For enterprises deploying AI agents and hybrid workloads, high availability becomes critical because these systems operate autonomously without human intervention to retry failed operations. An AI agent that cannot authenticate to retrieve training data or API credentials will simply fail its assigned task. Hybrid workloads spanning on-premises data centers, multiple cloud providers, and edge locations require identity systems that maintain availability despite regional cloud provider outages or network partitions between environments.
Major cloud providers establish availability commitments ranging from 99.9% to 99.99% for their identity services. These translate to annual downtime of approximately 8.76 hours (99.9%), 4.38 hours (99.95%), and 52.56 minutes (99.99%). Security frameworks including NIST SP 800-53 Revision 5 (particularly the CP Family and controls SC-5, SC-24), SOC 2 Trust Services Criteria (Availability Criterion with five points of focus: data backups, disaster recovery planning, business continuity planning, redundancy, and capacity planning), and ISO 27001:2022 Annex A Control 5.30 mandate specific controls for maintaining availability of security-critical systems through redundancy, business continuity planning, and regular failover testing.
Common Challenges with High Availability (HA)
Identity State Consistency
Failover and Short-Lived Credentials
Data Residency Constraints
Network Partitions and Split-Brain
Monitoring and Observability
How Aembit Helps
Aembit provides enterprise-grade high availability through multi-region AWS deployment with automatic failover across both availability zones and regions. The platform implements health-based routing that dynamically shifts front-end and back-end services to unaffected zones during localized failures, minimizing the impact of geographic disruptions without manual intervention. This architectural approach ensures that workload authentication and credential issuance remain available even during infrastructure failures or regional cloud provider outages.

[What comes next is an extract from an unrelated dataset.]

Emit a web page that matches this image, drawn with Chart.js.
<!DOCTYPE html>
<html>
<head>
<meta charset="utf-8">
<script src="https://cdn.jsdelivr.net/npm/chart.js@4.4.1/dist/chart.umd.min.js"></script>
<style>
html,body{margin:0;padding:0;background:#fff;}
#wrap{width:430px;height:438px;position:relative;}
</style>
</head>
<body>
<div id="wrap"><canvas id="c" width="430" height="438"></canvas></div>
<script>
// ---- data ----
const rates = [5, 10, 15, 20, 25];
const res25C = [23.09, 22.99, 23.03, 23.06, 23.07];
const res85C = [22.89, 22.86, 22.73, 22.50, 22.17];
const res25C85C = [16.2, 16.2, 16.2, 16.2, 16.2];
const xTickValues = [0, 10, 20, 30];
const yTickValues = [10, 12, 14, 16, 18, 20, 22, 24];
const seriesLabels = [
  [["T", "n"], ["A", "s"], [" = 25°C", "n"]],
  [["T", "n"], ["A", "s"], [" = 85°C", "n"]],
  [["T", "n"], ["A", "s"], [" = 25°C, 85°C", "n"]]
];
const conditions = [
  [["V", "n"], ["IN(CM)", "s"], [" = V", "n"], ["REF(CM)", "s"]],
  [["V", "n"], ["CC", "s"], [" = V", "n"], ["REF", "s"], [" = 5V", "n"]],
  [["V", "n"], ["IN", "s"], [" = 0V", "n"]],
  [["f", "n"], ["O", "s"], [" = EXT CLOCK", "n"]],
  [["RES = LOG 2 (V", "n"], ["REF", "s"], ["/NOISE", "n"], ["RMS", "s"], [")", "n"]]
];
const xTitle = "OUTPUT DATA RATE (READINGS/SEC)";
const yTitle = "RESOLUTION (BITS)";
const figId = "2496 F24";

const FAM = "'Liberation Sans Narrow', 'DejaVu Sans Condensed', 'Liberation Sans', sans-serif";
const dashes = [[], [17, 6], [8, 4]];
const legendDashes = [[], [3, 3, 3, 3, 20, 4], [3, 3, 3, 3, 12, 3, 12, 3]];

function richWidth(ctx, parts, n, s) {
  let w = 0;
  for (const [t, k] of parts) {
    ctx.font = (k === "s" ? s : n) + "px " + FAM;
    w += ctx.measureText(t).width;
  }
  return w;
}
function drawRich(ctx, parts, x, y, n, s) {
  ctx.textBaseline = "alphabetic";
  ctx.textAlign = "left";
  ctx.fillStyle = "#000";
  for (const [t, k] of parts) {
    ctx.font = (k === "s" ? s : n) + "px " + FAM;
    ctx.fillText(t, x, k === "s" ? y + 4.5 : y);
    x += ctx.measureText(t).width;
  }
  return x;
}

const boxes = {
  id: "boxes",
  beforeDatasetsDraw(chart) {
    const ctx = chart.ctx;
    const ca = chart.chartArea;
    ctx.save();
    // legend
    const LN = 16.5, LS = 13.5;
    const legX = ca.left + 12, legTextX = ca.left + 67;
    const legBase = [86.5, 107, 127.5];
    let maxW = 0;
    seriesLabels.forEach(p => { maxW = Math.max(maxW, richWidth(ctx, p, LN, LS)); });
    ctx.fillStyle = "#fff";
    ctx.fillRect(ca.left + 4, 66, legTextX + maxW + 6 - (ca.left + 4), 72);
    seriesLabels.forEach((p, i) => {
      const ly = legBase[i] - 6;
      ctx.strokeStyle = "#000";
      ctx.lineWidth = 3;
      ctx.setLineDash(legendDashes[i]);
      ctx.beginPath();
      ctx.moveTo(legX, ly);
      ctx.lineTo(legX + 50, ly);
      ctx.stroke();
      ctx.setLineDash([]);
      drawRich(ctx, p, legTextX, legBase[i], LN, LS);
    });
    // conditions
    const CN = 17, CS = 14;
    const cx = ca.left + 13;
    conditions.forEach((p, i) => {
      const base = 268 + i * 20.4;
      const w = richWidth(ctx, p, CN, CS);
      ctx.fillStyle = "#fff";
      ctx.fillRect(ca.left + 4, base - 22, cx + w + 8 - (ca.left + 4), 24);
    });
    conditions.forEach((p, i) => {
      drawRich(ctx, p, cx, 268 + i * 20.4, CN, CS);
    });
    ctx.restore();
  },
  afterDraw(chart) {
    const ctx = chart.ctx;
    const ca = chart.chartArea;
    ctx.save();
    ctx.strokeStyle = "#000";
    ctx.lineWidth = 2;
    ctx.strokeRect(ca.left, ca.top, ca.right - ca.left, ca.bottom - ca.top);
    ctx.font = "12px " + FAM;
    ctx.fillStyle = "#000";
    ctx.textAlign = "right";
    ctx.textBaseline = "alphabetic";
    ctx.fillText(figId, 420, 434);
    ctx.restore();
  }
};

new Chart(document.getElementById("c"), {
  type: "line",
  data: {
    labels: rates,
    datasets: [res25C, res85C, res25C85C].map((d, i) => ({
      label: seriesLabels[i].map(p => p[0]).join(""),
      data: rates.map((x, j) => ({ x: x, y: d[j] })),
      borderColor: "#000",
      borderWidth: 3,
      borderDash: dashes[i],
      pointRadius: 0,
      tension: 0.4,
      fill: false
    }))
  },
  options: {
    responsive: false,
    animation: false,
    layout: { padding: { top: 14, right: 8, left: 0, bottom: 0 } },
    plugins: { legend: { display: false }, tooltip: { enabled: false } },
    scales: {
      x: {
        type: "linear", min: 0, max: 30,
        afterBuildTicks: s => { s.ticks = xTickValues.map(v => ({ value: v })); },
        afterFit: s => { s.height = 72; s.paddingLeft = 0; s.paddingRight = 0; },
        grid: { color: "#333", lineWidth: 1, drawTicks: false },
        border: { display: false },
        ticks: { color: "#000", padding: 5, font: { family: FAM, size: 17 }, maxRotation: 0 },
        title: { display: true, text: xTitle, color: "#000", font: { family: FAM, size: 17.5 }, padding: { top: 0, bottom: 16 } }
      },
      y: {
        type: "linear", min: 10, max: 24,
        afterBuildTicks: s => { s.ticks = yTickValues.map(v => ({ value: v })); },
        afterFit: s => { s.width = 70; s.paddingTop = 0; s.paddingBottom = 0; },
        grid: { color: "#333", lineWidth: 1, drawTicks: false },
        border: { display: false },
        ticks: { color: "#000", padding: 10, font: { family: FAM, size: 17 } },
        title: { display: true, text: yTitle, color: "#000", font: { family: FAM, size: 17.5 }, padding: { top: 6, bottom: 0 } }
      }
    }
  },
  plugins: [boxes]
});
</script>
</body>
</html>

The Agent Controller component eliminates single points of failure by deploying multiple controller instances behind highly available TCP load balancers. Health monitoring continuously checks the /health endpoint, and traffic automatically routes to healthy instances during failures. Organizations can run multiple controller and proxy deployments simultaneously in both primary and disaster recovery environments to support active-active redundancy patterns, providing flexibility in balancing availability requirements against operational complexity.
Aembit Edge components implement local credential buffering that caches recently retrieved credentials locally, mitigating the impact of temporary network disruptions to Aembit Cloud (as documented in Aembit’s Building Trust page). This design preserves workload authentication capability during brief connectivity issues while maintaining the security benefits of short-lived credentials. The platform implements segmented control and data planes with encrypted databases and hardened applications, which enhances fault isolation by separating policy management operations from credential issuance processing.

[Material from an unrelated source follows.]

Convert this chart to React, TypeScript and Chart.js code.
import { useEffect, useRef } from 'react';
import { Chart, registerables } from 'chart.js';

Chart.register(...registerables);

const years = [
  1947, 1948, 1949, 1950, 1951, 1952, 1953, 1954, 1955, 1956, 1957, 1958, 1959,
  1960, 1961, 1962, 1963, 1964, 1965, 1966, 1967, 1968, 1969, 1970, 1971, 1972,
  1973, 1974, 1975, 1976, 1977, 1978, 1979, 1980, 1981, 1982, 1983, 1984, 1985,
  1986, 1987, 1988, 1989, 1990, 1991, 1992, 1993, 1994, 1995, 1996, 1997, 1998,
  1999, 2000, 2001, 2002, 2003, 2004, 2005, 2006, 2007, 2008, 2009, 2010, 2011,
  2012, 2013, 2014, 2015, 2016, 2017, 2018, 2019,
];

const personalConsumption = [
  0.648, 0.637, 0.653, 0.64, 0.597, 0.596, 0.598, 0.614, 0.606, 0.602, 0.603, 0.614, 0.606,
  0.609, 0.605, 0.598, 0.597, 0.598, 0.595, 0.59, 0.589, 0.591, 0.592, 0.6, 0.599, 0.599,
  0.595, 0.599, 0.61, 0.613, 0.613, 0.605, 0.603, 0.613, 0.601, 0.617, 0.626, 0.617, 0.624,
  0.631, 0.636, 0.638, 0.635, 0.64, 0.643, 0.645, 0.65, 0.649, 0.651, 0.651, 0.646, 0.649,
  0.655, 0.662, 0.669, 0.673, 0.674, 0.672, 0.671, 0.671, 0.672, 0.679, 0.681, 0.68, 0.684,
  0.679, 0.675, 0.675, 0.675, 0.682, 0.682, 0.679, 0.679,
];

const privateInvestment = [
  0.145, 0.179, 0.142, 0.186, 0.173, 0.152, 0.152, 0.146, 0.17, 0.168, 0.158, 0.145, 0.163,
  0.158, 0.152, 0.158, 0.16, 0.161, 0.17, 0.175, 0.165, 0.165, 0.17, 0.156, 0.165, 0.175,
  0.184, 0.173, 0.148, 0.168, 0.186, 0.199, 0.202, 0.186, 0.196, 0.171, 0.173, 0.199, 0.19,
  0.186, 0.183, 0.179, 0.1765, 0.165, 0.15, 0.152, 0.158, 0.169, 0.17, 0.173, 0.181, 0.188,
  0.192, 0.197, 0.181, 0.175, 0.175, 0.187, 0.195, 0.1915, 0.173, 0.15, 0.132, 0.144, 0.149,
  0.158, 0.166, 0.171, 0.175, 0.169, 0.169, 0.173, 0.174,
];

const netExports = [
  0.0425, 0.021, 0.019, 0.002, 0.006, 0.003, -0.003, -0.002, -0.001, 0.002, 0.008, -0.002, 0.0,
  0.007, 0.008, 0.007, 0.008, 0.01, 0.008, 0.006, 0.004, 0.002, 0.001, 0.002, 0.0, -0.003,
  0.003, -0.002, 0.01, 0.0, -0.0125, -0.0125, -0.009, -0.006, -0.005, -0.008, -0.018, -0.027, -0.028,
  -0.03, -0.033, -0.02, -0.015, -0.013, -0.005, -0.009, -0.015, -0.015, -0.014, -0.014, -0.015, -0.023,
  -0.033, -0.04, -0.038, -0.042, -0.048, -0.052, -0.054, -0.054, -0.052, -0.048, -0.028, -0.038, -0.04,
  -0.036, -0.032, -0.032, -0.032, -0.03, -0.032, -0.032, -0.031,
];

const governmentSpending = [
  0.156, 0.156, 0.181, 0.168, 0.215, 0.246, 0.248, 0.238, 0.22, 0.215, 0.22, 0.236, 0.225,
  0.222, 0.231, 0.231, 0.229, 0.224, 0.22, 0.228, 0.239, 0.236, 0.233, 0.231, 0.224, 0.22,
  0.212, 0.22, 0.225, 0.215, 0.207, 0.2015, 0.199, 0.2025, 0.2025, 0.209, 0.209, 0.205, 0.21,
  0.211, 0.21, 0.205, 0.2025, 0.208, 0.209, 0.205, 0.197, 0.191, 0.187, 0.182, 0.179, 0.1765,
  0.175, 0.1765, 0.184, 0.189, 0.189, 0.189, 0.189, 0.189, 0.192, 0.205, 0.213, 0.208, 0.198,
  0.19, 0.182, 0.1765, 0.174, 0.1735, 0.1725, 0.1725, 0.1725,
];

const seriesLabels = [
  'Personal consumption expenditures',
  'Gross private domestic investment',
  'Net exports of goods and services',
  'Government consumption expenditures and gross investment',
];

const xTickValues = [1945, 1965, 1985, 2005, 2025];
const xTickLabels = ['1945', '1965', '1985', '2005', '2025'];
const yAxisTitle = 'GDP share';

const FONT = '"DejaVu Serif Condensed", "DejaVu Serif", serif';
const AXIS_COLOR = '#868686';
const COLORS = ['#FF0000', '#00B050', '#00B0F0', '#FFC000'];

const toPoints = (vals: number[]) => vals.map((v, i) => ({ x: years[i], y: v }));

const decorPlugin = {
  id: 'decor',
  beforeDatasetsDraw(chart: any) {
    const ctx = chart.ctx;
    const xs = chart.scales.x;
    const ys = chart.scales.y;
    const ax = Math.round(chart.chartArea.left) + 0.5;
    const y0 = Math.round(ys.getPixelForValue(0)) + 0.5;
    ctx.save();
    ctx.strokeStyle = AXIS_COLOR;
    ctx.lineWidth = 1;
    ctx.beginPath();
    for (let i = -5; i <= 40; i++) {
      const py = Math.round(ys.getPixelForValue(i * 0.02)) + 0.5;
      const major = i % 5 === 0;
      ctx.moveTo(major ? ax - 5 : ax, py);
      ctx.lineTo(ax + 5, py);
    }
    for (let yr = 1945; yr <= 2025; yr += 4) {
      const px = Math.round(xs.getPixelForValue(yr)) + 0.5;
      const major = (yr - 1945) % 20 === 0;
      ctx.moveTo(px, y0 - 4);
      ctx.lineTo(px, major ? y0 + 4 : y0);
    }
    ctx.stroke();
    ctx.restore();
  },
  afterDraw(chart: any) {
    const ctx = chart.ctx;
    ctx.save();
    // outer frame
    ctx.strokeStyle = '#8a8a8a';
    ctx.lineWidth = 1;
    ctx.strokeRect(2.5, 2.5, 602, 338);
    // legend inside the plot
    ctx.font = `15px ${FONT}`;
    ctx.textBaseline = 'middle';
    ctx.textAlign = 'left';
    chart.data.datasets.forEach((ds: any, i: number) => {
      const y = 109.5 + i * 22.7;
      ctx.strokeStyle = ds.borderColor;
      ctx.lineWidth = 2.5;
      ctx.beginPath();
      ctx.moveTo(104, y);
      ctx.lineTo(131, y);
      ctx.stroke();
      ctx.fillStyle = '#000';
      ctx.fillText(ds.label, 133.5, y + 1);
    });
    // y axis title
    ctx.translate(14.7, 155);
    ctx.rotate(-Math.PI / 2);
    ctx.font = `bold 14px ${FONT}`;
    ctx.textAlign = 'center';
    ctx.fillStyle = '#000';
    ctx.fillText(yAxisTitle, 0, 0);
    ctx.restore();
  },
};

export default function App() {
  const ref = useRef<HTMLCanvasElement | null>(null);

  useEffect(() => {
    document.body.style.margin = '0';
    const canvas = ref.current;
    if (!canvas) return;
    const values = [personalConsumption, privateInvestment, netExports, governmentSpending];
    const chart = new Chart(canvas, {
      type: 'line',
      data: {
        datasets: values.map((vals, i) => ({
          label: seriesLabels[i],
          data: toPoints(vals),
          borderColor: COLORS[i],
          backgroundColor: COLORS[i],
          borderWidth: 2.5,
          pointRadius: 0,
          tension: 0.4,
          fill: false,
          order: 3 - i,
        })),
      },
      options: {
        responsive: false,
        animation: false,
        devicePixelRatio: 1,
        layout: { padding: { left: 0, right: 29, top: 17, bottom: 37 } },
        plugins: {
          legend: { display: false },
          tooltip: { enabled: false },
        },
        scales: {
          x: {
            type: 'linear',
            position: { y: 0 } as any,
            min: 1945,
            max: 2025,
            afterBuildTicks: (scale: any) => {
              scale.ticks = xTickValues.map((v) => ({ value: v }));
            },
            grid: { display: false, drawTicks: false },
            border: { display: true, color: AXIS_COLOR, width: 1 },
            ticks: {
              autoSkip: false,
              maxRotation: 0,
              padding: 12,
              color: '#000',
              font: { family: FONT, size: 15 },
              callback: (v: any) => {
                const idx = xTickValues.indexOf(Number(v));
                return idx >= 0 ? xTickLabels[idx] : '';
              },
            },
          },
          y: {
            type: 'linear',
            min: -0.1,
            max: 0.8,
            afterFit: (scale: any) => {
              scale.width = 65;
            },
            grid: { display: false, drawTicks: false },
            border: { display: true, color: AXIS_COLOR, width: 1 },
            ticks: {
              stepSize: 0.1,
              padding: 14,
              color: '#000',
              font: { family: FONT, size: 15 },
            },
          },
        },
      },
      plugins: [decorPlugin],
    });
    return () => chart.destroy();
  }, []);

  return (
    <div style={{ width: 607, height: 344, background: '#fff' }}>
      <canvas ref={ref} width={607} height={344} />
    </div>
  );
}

Health monitoring capabilities include a standardized health check API endpoint returning detailed status information, a public status page at status.aembit.io with historical uptime data, and support for Prometheus-compatible metrics enabling real-time monitoring and alerting. The platform maintains ISO 27001 and SOC 2 Type 2 certifications, providing independent validation of availability controls and operational processes.
FAQ
You Have Questions?
We Have Answers.
What happens to authentication during an IAM system failover?
Behavior depends on architecture. In active-passive systems like Vault, failover detection (about 2.5–5 seconds) can cause brief authentication errors until the standby becomes active. Workloads may continue using cached credentials, but new credential issuance is unavailable during the transition. Active-active architectures route traffic to healthy nodes automatically, minimizing interruption. To avoid outages, failover time must remain shorter than the shortest credential TTL, and clients should implement retry logic with exponential backoff.
How do active-active and active-passive architectures differ for workload identity systems?
Active-active systems serve requests concurrently across replicas, offering high availability but requiring conflict resolution for policy updates and consistent handling of revocation and session state across regions. Active-passive architectures simplify consistency by designating a single writer with hot standbys but introduce short failover windows and higher idle resource cost. For authentication, where strong consistency matters, active-passive with fast failover is often preferred. Authorization systems that perform read-heavy policy evaluation can safely use active-active with cached or eventually consistent reads, aligning with NIST Zero Trust guidance that differentiates strong-consistency requirements for credential issuance versus tolerance for cached policy decisions at enforcement points.
Why is multi-region deployment necessary instead of just multi-availability zone redundancy?
Multi-AZ architectures do not protect against regional outages, as seen in the 2011 AWS US-East-1 failure where multiple AZs went down simultaneously. Modern identity platforms mitigate this risk by deploying across independent regions or even clouds, e.g., Auth0’s regional failover patterns and Okta’s cell-based distribution. IAM is a global dependency; regional redundancy alone cannot guarantee authentication continuity.
What makes high availability harder for identity systems than for general web applications?
Identity systems must fail secure, not degrade functionality. Controls like NIST SP 800-53 SC-24 require that authentication never bypass or loosen verification during failures. Short-lived credentials tighten this requirement: if failover exceeds credential TTL, authentication fails outright. Unlike stateless web applications, IAM combines credential freshness, revocation correctness, and distributed policy enforcement, making HA both more complex and less tolerant of partial failure.